The Dallas Morning News reported, “Hurd, the only Black Republican in the U.S. House, says 'anyone committing treason' to protect slavery doesn't deserve a statue in Congress.”
The 11 Southern states that seceded did not commit an act of treason. That’s why Confederate leaders were not tried for treason. Secession was lawful under the U.S. Constitution. The Founding Fathers had deliberately omitted from the Constitution the clause in the Articles of Confederation which bound the states perpetually to the Union. Since the Constitution was binding upon the states, so was the omission about secession.
Taylor stated, “...Tributes to slavery contradict the blessings and freedoms that make America great.” The DMN points out that Taylor seems not to worry about contradictions when he stops at the statues of Texans, Stephen F. Austin and Sam Houston, in his Washington tours for constituents. Not disclosed is that Austin owned slaves and resisted Mexico’s effort to end slavery in Texas before independence. It seems that only politically incorrect Southern Confederate statues bother Taylor.
Crenshaw and Burgess justified their vote with Democrats to cancel American culture by attacking the racism of the Democrat party. Crenshaw tweeted, “….I’m glad to help them confront that racist past & voted to remove these Democrat statues from positions of prominence.” Burgess’ statement noted that Southern politics was dominated by a racist Democrat party in the late 1880s.
A long ago era is being judged through a modern day prism. To quote Nigerian journalist, Adaobi Tricia Nwaubani, whose great grandfather was a slave trader, “Assessing the people of Africa's past by today's standards would compel us to cast the majority of our heroes as villains." This is what the radical left is doing to our American heroes, especially those from Southern states. And Republicans seem only too happy to accommodate them.
Slavery has been a worldwide social institution for centuries and still exists in some parts of the world. Practiced almost universally in ancient and classical societies around the world, slavery was recognized as an acceptable institution in the Bible and the Quran. It was only during the 19h century Industrial Revolution that slavery became outmoded as technology provided an alternate means of creating income.
Civil War historian Frank Conner notes that it is secular humanist propagandists, in their zeal to demonize the Christian South, who have made the word “slavery” synonymous with “guilt” and “the white south.” (The South Under Siege, p. 48) And, of course, the latest buzzword of the left – “white supremacist.”
These six Texans are unfairly trashing 19th century Confederate leaders and the Southern people as “racists” in their political retaliation against the Democrat Party. Unlike its contemporary counterpart, the Republican Party of the mid-to-late 19th century -- which had socialist roots -- favored big government, corporate subsidies, high protectionist import taxes, and monetary policies while Democrat and "conservative" were virtually synonyms.
The Southern states did not need to secede to keep slavery because the Constitution did not ban it.Ending slavery immediately would have required a constitutional amendment. In his First Inaugural Address, Lincoln said he did not have the authority to interfere with slavery.

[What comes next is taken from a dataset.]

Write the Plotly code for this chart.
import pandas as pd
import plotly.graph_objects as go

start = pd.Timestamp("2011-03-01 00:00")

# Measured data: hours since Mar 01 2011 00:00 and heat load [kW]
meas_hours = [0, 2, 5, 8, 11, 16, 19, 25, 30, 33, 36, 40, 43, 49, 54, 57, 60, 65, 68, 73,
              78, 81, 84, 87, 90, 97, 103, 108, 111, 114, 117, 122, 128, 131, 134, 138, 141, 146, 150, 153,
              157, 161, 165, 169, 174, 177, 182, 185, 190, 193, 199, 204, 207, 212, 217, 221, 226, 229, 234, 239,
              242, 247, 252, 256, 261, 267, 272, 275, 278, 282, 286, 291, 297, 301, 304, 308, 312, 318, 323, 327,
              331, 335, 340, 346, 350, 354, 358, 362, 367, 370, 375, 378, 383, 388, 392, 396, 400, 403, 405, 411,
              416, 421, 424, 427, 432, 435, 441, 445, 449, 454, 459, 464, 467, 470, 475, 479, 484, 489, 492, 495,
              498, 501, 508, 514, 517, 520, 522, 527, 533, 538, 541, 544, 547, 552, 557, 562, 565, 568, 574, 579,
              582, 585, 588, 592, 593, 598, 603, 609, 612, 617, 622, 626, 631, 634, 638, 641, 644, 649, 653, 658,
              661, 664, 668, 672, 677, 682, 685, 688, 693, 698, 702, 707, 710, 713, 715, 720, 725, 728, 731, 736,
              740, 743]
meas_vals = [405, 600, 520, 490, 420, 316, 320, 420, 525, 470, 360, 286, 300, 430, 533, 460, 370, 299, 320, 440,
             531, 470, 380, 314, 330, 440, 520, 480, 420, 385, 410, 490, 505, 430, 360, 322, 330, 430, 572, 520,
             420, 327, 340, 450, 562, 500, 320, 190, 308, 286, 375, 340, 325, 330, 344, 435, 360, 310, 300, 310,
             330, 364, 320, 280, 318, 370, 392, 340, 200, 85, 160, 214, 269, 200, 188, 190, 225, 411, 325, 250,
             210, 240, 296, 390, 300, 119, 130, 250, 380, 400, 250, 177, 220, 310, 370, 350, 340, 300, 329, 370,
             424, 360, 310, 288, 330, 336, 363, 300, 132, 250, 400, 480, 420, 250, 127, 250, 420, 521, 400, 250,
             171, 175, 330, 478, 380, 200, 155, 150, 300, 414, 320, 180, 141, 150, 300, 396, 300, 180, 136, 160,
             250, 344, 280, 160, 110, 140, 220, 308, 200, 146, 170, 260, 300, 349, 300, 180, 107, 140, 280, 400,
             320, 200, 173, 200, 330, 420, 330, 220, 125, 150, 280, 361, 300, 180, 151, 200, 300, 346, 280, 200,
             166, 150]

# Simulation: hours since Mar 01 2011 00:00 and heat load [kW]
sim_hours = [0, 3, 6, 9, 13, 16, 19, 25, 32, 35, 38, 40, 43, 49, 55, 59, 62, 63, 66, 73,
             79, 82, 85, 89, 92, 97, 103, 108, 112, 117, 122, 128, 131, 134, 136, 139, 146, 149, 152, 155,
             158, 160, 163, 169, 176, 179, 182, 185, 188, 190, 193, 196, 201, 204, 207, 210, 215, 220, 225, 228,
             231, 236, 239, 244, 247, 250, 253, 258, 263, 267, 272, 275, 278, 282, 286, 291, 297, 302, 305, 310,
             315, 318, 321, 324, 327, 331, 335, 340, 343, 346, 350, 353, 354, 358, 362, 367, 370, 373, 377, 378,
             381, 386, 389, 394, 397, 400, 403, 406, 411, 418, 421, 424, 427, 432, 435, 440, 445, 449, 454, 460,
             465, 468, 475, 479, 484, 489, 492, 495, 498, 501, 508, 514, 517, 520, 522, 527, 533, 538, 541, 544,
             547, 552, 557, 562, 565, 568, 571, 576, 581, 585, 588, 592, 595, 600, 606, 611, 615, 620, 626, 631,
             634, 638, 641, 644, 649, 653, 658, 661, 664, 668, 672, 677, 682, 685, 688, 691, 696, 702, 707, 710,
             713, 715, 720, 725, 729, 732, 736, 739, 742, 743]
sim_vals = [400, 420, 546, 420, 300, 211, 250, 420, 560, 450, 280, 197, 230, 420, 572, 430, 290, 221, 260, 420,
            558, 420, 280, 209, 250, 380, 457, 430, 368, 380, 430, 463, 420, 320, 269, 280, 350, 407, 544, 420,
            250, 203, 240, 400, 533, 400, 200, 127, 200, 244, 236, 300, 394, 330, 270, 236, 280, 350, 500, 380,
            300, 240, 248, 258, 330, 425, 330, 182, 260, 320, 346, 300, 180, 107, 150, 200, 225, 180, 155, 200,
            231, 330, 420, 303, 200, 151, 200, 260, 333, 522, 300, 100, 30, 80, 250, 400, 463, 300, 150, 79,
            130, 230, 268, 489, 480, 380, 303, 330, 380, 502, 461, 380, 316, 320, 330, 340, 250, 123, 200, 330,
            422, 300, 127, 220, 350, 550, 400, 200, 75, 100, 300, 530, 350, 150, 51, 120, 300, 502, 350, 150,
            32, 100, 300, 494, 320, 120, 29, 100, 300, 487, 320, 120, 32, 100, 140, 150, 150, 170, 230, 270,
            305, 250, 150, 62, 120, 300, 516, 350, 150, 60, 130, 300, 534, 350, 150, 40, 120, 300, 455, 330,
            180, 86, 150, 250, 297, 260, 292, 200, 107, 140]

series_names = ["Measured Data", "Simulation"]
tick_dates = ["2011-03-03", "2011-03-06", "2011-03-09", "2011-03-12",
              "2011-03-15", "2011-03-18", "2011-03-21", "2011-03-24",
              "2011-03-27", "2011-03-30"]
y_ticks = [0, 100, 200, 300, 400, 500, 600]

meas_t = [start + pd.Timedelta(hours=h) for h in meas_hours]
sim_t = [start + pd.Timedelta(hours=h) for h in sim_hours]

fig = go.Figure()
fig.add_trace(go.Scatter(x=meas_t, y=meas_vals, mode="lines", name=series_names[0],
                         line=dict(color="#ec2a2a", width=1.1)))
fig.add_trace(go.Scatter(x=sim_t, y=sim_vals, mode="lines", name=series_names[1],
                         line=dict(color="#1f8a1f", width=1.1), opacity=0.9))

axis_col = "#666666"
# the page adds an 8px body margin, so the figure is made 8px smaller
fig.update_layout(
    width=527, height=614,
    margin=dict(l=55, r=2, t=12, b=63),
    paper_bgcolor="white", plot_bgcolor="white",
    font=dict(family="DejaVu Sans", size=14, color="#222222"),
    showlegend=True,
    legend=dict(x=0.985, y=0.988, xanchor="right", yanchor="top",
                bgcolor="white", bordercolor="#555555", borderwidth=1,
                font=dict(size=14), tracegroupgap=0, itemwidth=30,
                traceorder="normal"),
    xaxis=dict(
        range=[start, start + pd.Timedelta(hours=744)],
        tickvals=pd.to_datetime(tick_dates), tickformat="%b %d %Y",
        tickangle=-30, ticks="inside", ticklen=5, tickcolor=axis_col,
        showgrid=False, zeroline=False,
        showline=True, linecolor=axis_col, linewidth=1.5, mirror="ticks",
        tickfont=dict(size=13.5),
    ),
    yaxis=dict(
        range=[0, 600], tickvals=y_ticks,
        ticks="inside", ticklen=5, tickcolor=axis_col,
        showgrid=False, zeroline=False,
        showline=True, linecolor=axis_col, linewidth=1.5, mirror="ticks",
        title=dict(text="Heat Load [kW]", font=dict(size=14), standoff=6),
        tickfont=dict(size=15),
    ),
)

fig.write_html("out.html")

Although most wars are fought over economic and political issues, the aggressor nation is obliged to present a high road moral justification to garner citizen support. President Woodrow Wilson, in his History of the American People, explained the purpose behind the exaggeration of the issue of slavery:
“It was necessary to put the South at a moral disadvantage by transforming the contest from a war waged against states fighting for their independence into a war waged against states fighting for the maintenance and extension of slavery.”
It was nearly two years into the war that Lincoln decided to employ slavery as a tactic and issued the Emancipation Proclamation. Lincoln admitted this was simply a war measure without Constitutional authority. The proclamation purported to free only slaves in the territory controlled by the Confederate States of America over which the U.S. government had no control whatsoever. It did not free any slaves in any Southern states that did not secede nor any slaves in Northern states. Historian Frank Conner (The South Under Siege, p. 171), notes,
“...the British and French governments needed some sort of moral justification for continuing to deal primarily with the North while ignoring its blatant war of aggression against the South. The Emancipation Proclamation furnished that excuse – even though the proclamation was excoriated stingingly in much of the British press for being precisely what it was.”

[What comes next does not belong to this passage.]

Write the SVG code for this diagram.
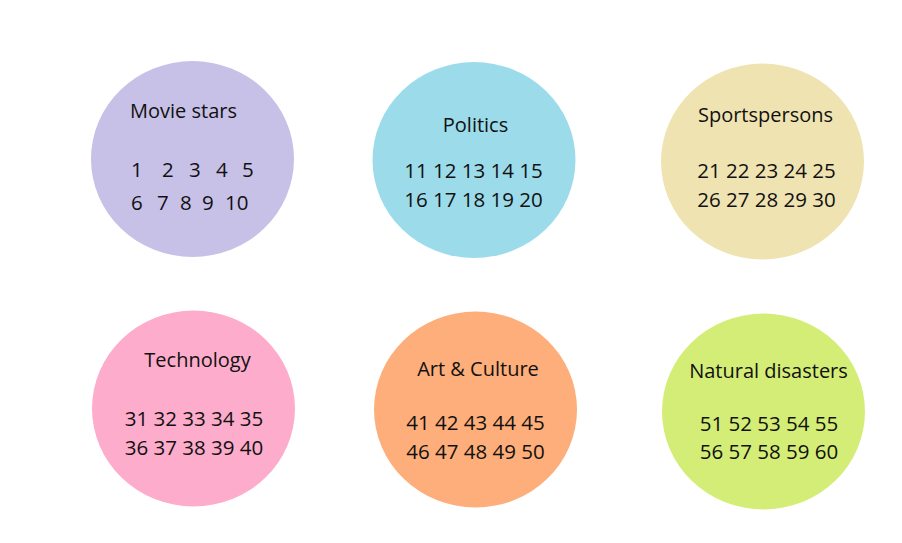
<svg xmlns="http://www.w3.org/2000/svg" width="902" height="543" viewBox="0 0 902 543">
<style>
.t{font-family:"Open Sans","Noto Sans",sans-serif;font-size:20px;fill:#111;text-anchor:middle}
.n{font-family:"Open Sans","Noto Sans",sans-serif;font-size:20.5px;fill:#111;text-anchor:middle}
.s{text-anchor:start}
</style>
<rect width="902" height="543" fill="#fff"/>
<g id="movie-stars">
<ellipse cx="192.5" cy="159" rx="101.5" ry="98" fill="#c7c0e7"/>
<text class="t s" x="130" y="118">Movie stars</text>
<text class="n s" y="177"><tspan x="131">1</tspan><tspan x="162">2</tspan><tspan x="189">3</tspan><tspan x="216">4</tspan><tspan x="242">5</tspan></text>
<text class="n s" y="210"><tspan x="131">6</tspan><tspan x="157">7</tspan><tspan x="180">8</tspan><tspan x="202">9</tspan><tspan x="225">10</tspan></text>
</g>
<g id="politics">
<ellipse cx="474" cy="160" rx="101.5" ry="98" fill="#9cdbea"/>
<text class="t" x="475.5" y="132">Politics</text>
<text class="n" x="473.5" y="178">11 12 13 14 15</text>
<text class="n" x="473.5" y="207">16 17 18 19 20</text>
</g>
<g id="sportspersons">
<ellipse cx="762.5" cy="161.5" rx="101.5" ry="98" fill="#efe3b1"/>
<text class="t" x="765.5" y="122">Sportspersons</text>
<text class="n" x="766.5" y="178">21 22 23 24 25</text>
<text class="n" x="766.5" y="207">26 27 28 29 30</text>
</g>
<g id="technology">
<ellipse cx="193.5" cy="408.5" rx="101.5" ry="98" fill="#fdaccb"/>
<text class="t" x="197.5" y="367">Technology</text>
<text class="n" x="194" y="426">31 32 33 34 35</text>
<text class="n" x="194" y="455">36 37 38 39 40</text>
</g>
<g id="art-culture">
<ellipse cx="475.5" cy="409.5" rx="101.5" ry="98" fill="#fdae7a"/>
<text class="t" x="478" y="376">Art &amp; Culture</text>
<text class="n" x="475.5" y="430">41 42 43 44 45</text>
<text class="n" x="475.5" y="459">46 47 48 49 50</text>
</g>
<g id="natural-disasters">
<ellipse cx="763.5" cy="411.5" rx="101.5" ry="98" fill="#d4ed76"/>
<text class="t" x="768.5" y="378">Natural disasters</text>
<text class="n" x="769" y="431">51 52 53 54 55</text>
<text class="n" x="769" y="459">56 57 58 59 60</text>
</g>
<g id="connectors"/>
</svg>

Yes, slavery was one of the issues that divided the North and South but it did not trigger secession. Economics did. At that time, 95% of the federal revenue came from a tariff on imported goods of which the South provided 83% even though it had only 29% of the nation’s population. Of that tax revenue, four out of every five dollars were used for Northern improvements.
Lincoln supported an increase in the tariff on Southern imports to speed up the industrialization of the North. With the passage of the Morrill Tariff that increased rates from 24% to 47% and the election of Lincoln, the Southern states knew they faced financial doom. With South Carolina in December, 1860, Southern secession began.
By voting to remove monuments of those who were widely considered to be men of character and honor in their day but today are considered “villains,” lawmakers have committed the unpardonable sin of supporting radicals who are destroying American culture to pave the way to a totalitarian society that will transport us back to the Dark Ages.
Voters need to remember what these Republican 'traitors' have done.